Treasury officials are reviewing changes it made to charge UK inheritance tax on global assets, the Financial Times reported earlier this month.
South Africa’s richest self-made woman told City AM she would change her mind on leaving the UK if Reeves dialled back her reforms.
“It’s not about protecting my money from the tax man,” she said recently. “I pay all my taxes, but South Africa has foreign exchange controls and I don’t know whether [my estate] would be able to pay the IHT bill under the current rules.”

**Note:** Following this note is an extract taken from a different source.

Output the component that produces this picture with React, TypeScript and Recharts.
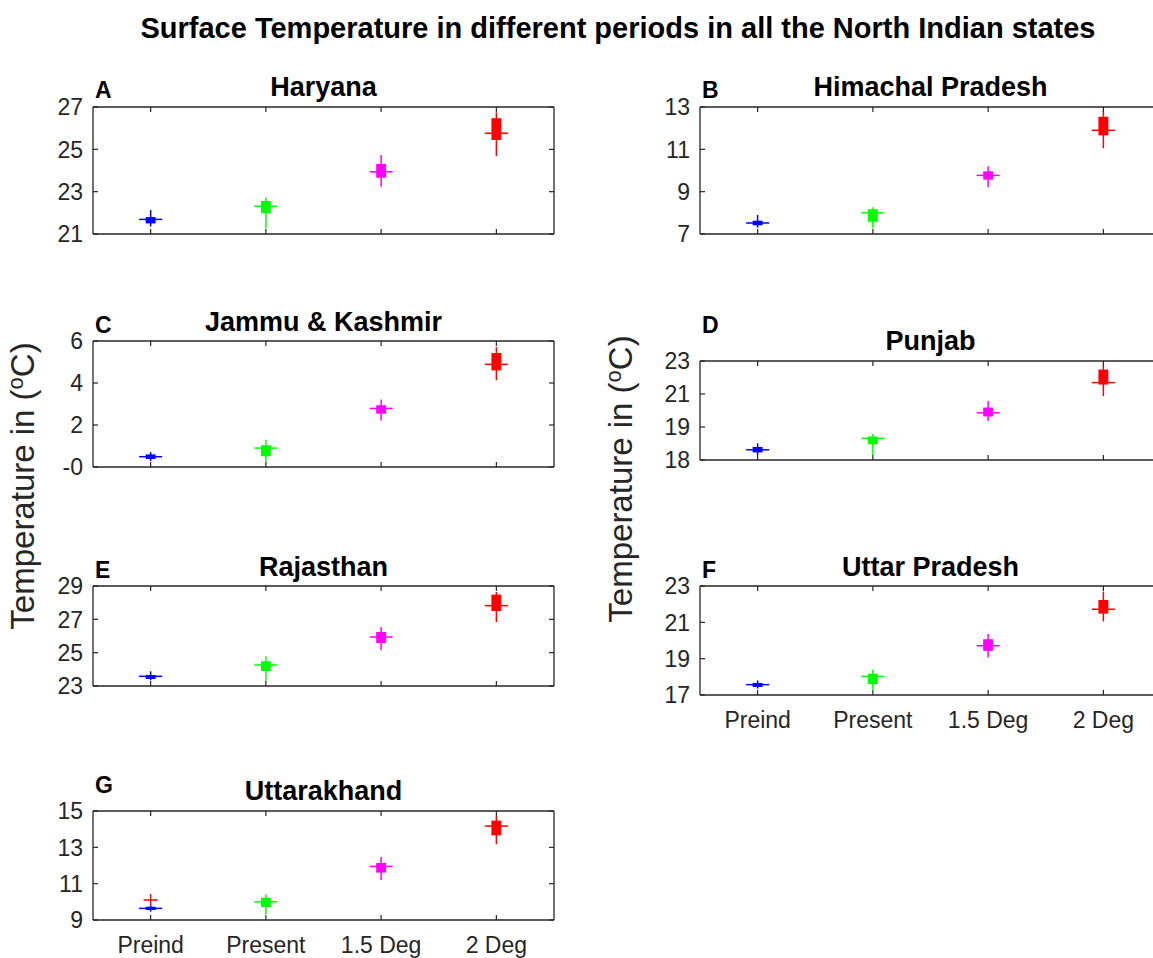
import React from 'react';
import { ComposedChart, XAxis, YAxis, ReferenceLine, ReferenceArea, Scatter } from 'recharts';

const periods = ['Preind', 'Present', '1.5 Deg', '2 Deg'];
const periodColors = ['#0000ff', '#00ff00', '#ff00ff', '#ff0000'];

// each row: [whisker low, q1, median, q3, whisker high]
const haryana = [
  [21.35, 21.5, 21.69, 21.8, 22.13],
  [21.27, 21.98, 22.31, 22.56, 22.73],
  [23.23, 23.66, 23.94, 24.31, 24.73],
  [24.68, 25.44, 25.76, 26.47, 26.75],
];
const himachal = [
  [7.3, 7.41, 7.52, 7.63, 7.9],
  [7.27, 7.58, 8.0, 8.17, 8.26],
  [9.21, 9.57, 9.77, 9.96, 10.2],
  [11.05, 11.66, 11.9, 12.54, 12.81],
];
const jammuKashmir = [
  [0.29, 0.38, 0.49, 0.6, 0.71],
  [0.24, 0.51, 0.9, 1.03, 1.3],
  [2.22, 2.54, 2.79, 2.94, 3.21],
  [4.13, 4.6, 4.89, 5.43, 5.71],
];
const punjab = [
  [17.3, 17.46, 17.62, 17.79, 18.01],
  [17.3, 17.95, 18.31, 18.43, 18.57],
  [19.37, 19.64, 19.86, 20.18, 20.57],
  [20.87, 21.57, 21.69, 22.48, 22.74],
];
const rajasthan = [
  [23.34, 23.42, 23.58, 23.66, 23.88],
  [23.3, 23.9, 24.26, 24.48, 24.78],
  [25.14, 25.58, 25.94, 26.24, 26.54],
  [26.84, 27.5, 27.82, 28.48, 28.64],
];
const uttarPradesh = [
  [17.35, 17.44, 17.57, 17.66, 17.8],
  [17.29, 17.6, 18.02, 18.17, 18.39],
  [19.06, 19.43, 19.71, 20.07, 20.36],
  [21.05, 21.48, 21.72, 22.23, 22.69],
];
const uttarakhand = [
  [9.46, 9.55, 9.64, 9.73, 9.82],
  [9.31, 9.71, 10.0, 10.22, 10.41],
  [11.2, 11.61, 11.95, 12.14, 12.47],
  [13.17, 13.66, 14.17, 14.47, 14.73],
];
const uttarakhandOutliers = [{ x: 1, y: 10.1 }];

const FONT = '"Liberation Sans", Arial, Helvetica, sans-serif';
const AXIS = '#262626';
const PLOT_W = 461;
const TICK_FS = 23;

const panels = [
  { letter: 'A', title: 'Haryana', data: haryana, outliers: [], ticks: [21, 23, 25, 27], labels: ['21', '23', '25', '27'], left: 93, top: 107, h: 127, showX: false, titleY: 96, letterY: 98 },
  { letter: 'B', title: 'Himachal Pradesh', data: himachal, outliers: [], ticks: [7, 9, 11, 13], labels: ['7', '9', '11', '13'], left: 700, top: 107, h: 127, showX: false, titleY: 96, letterY: 98 },
  { letter: 'C', title: 'Jammu & Kashmir', data: jammuKashmir, outliers: [], ticks: [0, 2, 4, 6], labels: ['-0', '2', '4', '6'], left: 93, top: 341, h: 126, showX: false, titleY: 331, letterY: 333 },
  { letter: 'D', title: 'Punjab', data: punjab, outliers: [], ticks: [17, 19, 21, 23], labels: ['18', '19', '21', '23'], left: 700, top: 361, h: 99, showX: false, titleY: 350, letterY: 333 },
  { letter: 'E', title: 'Rajasthan', data: rajasthan, outliers: [], ticks: [23, 25, 27, 29], labels: ['23', '25', '27', '29'], left: 93, top: 586, h: 100, showX: false, titleY: 576, letterY: 578 },
  { letter: 'F', title: 'Uttar Pradesh', data: uttarPradesh, outliers: [], ticks: [17, 19, 21, 23], labels: ['17', '19', '21', '23'], left: 700, top: 586, h: 109, showX: true, titleY: 576, letterY: 578 },
  { letter: 'G', title: 'Uttarakhand', data: uttarakhand, outliers: uttarakhandOutliers, ticks: [9, 11, 13, 15], labels: ['9', '11', '13', '15'], left: 93, top: 811, h: 109, showX: true, titleY: 800, letterY: 793 },
];

const PlusMark = (props: any) => {
  const { cx, cy } = props;
  return (
    <g>
      <line x1={cx - 7} x2={cx + 7} y1={cy} y2={cy} stroke="#ff0000" strokeWidth={1.3} />
      <line x1={cx} x2={cx} y1={cy - 6} y2={cy + 6} stroke="#ff0000" strokeWidth={1.3} />
    </g>
  );
};
const NoMark = () => <g />;

const Panel = ({ p }: { p: any }) => {
  const bottomH = p.showX ? 42 : 16;
  const topM = 16;
  const leftW = 80;
  const domain = [p.ticks[0], p.ticks[p.ticks.length - 1]];
  const medians = p.data.map((d: number[], i: number) => ({ x: i + 1, y: d[2] }));

  const leftTick = (props: any) => {
    const { x, y, payload } = props;
    const i = p.ticks.indexOf(payload.value);
    return (
      <g>
        <line x1={x + 10} x2={x + 15} y1={y} y2={y} stroke={AXIS} strokeWidth={1.2} />
        <text x={x} y={y} dy="0.36em" textAnchor="end" fontSize={TICK_FS} fill={AXIS} fontFamily={FONT}>{p.labels[i]}</text>
      </g>
    );
  };
  const rightTick = (props: any) => {
    const { x, y } = props;
    return <line x1={x} x2={x - 5} y1={y} y2={y} stroke={AXIS} strokeWidth={1.2} />;
  };
  const bottomTick = (props: any) => {
    const { x, y, payload } = props;
    return (
      <g>
        <line x1={x} x2={x} y1={y - 2} y2={y - 7} stroke={AXIS} strokeWidth={1.2} />
        {p.showX && (
          <text x={x} y={y + 31} textAnchor="middle" fontSize={TICK_FS} fill={AXIS} fontFamily={FONT}>{periods[payload.value - 1]}</text>
        )}
      </g>
    );
  };
  const topTick = (props: any) => {
    const { x, y } = props;
    return <line x1={x} x2={x} y1={y} y2={y + 5} stroke={AXIS} strokeWidth={1.2} />;
  };

  return (
    <div style={{ position: 'absolute', left: p.left - leftW, top: p.top - topM }}>
      <ComposedChart
        width={leftW + PLOT_W + 10}
        height={topM + p.h + bottomH}
        margin={{ top: topM - 1, right: 9, left: 0, bottom: 0 }}
        style={{ overflow: 'visible' }}
      >
        <XAxis type="number" dataKey="x" domain={[0.5, 4.5]} ticks={[1, 2, 3, 4]} interval={0}
          height={bottomH} tickSize={0} tickMargin={2} tick={bottomTick} axisLine={{ stroke: AXIS, strokeWidth: 1.3 }} />
        <XAxis xAxisId="top" orientation="top" type="number" dataKey="x" domain={[0.5, 4.5]} ticks={[1, 2, 3, 4]} interval={0}
          height={1} tickSize={0} tickMargin={0} tick={topTick} axisLine={{ stroke: AXIS, strokeWidth: 1.3 }} />
        <YAxis type="number" domain={domain} ticks={p.ticks} interval={0} width={leftW}
          tickSize={0} tickMargin={10} tick={leftTick} axisLine={{ stroke: AXIS, strokeWidth: 1.3 }} allowDataOverflow />
        <YAxis yAxisId="right" orientation="right" type="number" domain={domain} ticks={p.ticks} interval={0} width={1}
          tickSize={0} tickMargin={0} tick={rightTick} axisLine={{ stroke: AXIS, strokeWidth: 1.3 }} allowDataOverflow />
        <Scatter data={medians} dataKey="y" shape={NoMark} isAnimationActive={false} />
        <Scatter xAxisId="top" yAxisId="right" data={medians} dataKey="y" shape={NoMark} isAnimationActive={false} />
        {p.data.map((d: number[], i: number) => (
          <ReferenceLine key={'w' + i} segment={[{ x: i + 1, y: d[0] }, { x: i + 1, y: d[4] }]}
            stroke={periodColors[i]} strokeWidth={1.5} ifOverflow="visible" />
        ))}
        {p.data.map((d: number[], i: number) => (
          <ReferenceArea key={'b' + i} x1={i + 1 - 0.043} x2={i + 1 + 0.043} y1={d[1]} y2={d[3]}
            fill={periodColors[i]} fillOpacity={1} stroke="none" ifOverflow="visible" />
        ))}
        {p.data.map((d: number[], i: number) => (
          <ReferenceLine key={'m' + i} segment={[{ x: i + 1 - 0.1, y: d[2] }, { x: i + 1 + 0.1, y: d[2] }]}
            stroke={periodColors[i]} strokeWidth={1.5} ifOverflow="visible" />
        ))}
        {p.outliers.length > 0 && (
          <Scatter data={p.outliers} dataKey="y" shape={PlusMark} isAnimationActive={false} />
        )}
      </ComposedChart>
    </div>
  );
};

export default function App() {
  return (
    <div style={{ position: 'absolute', left: 0, top: 0, width: 1153, height: 958, overflow: 'hidden', background: '#fff', fontFamily: FONT }}>
      {panels.map((p) => <Panel key={p.letter} p={p} />)}
      <svg width={1153} height={958} style={{ position: 'absolute', left: 0, top: 0, pointerEvents: 'none' }} fontFamily={FONT}>
        <text x={618} y={38} textAnchor="middle" fontSize={29} fontWeight="bold" fill="#000">
          Surface Temperature in different periods in all the North Indian states
        </text>
        {panels.map((p) => (
          <g key={'t' + p.letter}>
            <text x={p.left + 2} y={p.letterY} fontSize={23} fontWeight="bold" fill="#000">{p.letter}</text>
            <text x={p.left + PLOT_W / 2} y={p.titleY} textAnchor="middle" fontSize={27} fontWeight="bold" fill="#000">{p.title}</text>
          </g>
        ))}
        <text transform="translate(34,486) rotate(-90)" textAnchor="middle" fontSize={33} fill={AXIS}>
          Temperature in (<tspan dy={-11} fontSize={22}>o</tspan><tspan dy={11}>C)</tspan>
        </text>
        <text transform="translate(632,479) rotate(-90)" textAnchor="middle" fontSize={33} fill={AXIS}>
          Temperature in (<tspan dy={-11} fontSize={22}>o</tspan><tspan dy={11}>C)</tspan>
        </text>
      </svg>
    </div>
  );
}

How to lure non doms back to the UK
Griffith, who delivered a speech to an audience of bankers and investors at TheCityUK’s conference, said the Conservative Party would take time to work through firmer policy proposals as he signalled it would support Reeves in reversing measures.
He added he was not paying attention to Reform UK’s so-called Britannia Card that would seek a one-off £250,000 pee for non-doms to qualify for tax exemptions.
Farage said the payment would raise £1.5bn a year but the policy raised eyebrows among wealth advisers and tax experts such as Dan Neidle, who said the government would lose revenue in the long term.
James Quarmby, a founding partner of Stephenson Harwood’s private wealth team, separately questioned the proposal as he said distribution of cash from the Britannia Card represented “bonkers” policy.
Griffith added that work was being done to look at a “modernised version” of the investment visa it suspended in the wake of Russia’s full-scale invasion of Ukraine.
Former home secretary Priti Patel said the decision on Tier 1 investor visas for those spending at least £2m, often referred to as a ‘golden visa’, was made due to “illicit finance and fraud”.
Bloomberg reported in May the Labour government was considering introducing its own investor visa that would encourage wealthy individuals to support growth areas listed in the government’s industrial strategy, such as clean energy industries and life sciences.